Given exercise:
Reproduce each line of the material exactly, minus any picture.

Stored records:
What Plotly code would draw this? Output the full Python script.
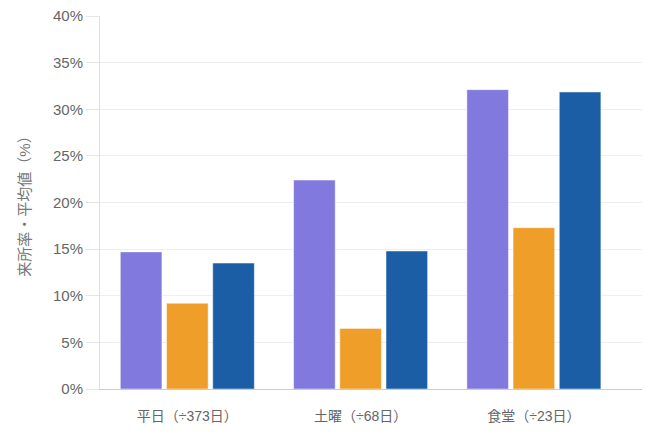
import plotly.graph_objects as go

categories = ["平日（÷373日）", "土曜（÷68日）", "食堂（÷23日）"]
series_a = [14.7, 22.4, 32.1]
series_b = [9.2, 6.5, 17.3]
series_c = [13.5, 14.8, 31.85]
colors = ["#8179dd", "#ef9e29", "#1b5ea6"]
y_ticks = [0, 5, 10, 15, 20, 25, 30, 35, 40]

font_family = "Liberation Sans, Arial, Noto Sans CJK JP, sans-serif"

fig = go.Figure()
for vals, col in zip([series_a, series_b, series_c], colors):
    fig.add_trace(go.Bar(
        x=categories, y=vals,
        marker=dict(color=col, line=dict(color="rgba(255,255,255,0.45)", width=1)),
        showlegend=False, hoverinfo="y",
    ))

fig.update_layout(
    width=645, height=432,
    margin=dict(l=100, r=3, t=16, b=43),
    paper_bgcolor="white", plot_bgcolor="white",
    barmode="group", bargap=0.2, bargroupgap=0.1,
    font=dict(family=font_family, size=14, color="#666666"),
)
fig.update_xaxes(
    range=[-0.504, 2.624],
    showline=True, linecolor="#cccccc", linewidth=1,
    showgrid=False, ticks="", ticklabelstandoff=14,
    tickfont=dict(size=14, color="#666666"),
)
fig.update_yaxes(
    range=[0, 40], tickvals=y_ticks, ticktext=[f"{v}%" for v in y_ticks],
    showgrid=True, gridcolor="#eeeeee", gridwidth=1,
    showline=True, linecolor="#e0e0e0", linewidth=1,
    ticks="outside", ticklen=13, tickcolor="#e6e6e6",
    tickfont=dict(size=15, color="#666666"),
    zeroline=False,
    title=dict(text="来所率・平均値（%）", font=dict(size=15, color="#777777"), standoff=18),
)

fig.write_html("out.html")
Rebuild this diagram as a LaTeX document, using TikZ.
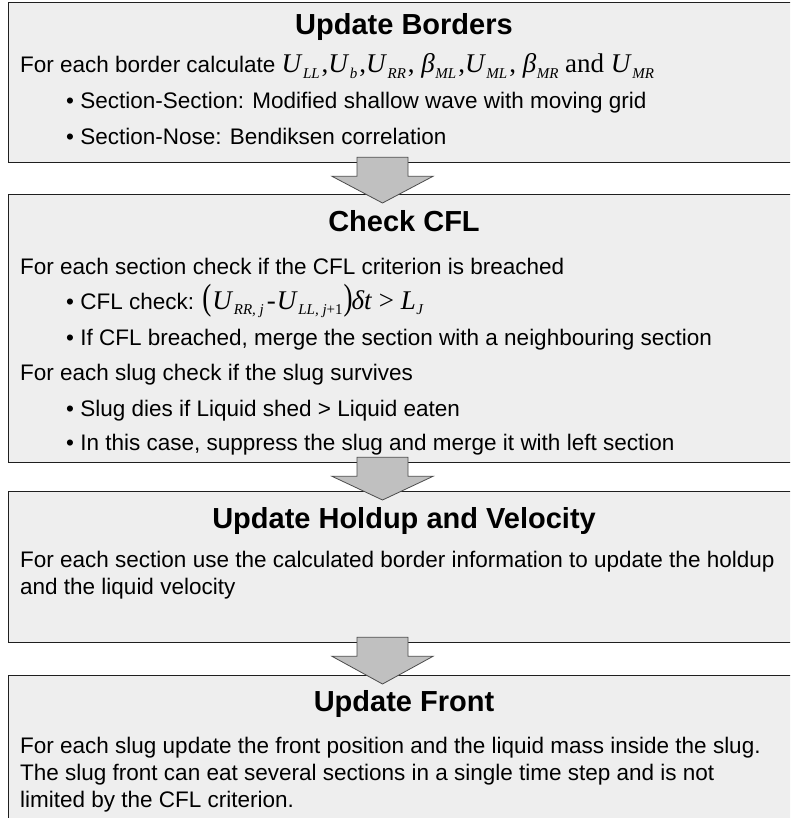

Solution:
What Plotly code would draw this? Output the full Python script.
import plotly.graph_objects as go

categories = ["平日（÷373日）", "土曜（÷68日）", "食堂（÷23日）"]
series_a = [14.7, 22.4, 32.1]
series_b = [9.2, 6.5, 17.3]
series_c = [13.5, 14.8, 31.85]
colors = ["#8179dd", "#ef9e29", "#1b5ea6"]
y_ticks = [0, 5, 10, 15, 20, 25, 30, 35, 40]

font_family = "Liberation Sans, Arial, Noto Sans CJK JP, sans-serif"

fig = go.Figure()
for vals, col in zip([series_a, series_b, series_c], colors):
    fig.add_trace(go.Bar(
        x=categories, y=vals,
        marker=dict(color=col, line=dict(color="rgba(255,255,255,0.45)", width=1)),
        showlegend=False, hoverinfo="y",
    ))

fig.update_layout(
    width=645, height=432,
    margin=dict(l=100, r=3, t=16, b=43),
    paper_bgcolor="white", plot_bgcolor="white",
    barmode="group", bargap=0.2, bargroupgap=0.1,
    font=dict(family=font_family, size=14, color="#666666"),
)
fig.update_xaxes(
    range=[-0.504, 2.624],
    showline=True, linecolor="#cccccc", linewidth=1,
    showgrid=False, ticks="", ticklabelstandoff=14,
    tickfont=dict(size=14, color="#666666"),
)
fig.update_yaxes(
    range=[0, 40], tickvals=y_ticks, ticktext=[f"{v}%" for v in y_ticks],
    showgrid=True, gridcolor="#eeeeee", gridwidth=1,
    showline=True, linecolor="#e0e0e0", linewidth=1,
    ticks="outside", ticklen=13, tickcolor="#e6e6e6",
    tickfont=dict(size=15, color="#666666"),
    zeroline=False,
    title=dict(text="来所率・平均値（%）", font=dict(size=15, color="#777777"), standoff=18),
)

fig.write_html("out.html")
Rebuild this diagram as a LaTeX document, using TikZ.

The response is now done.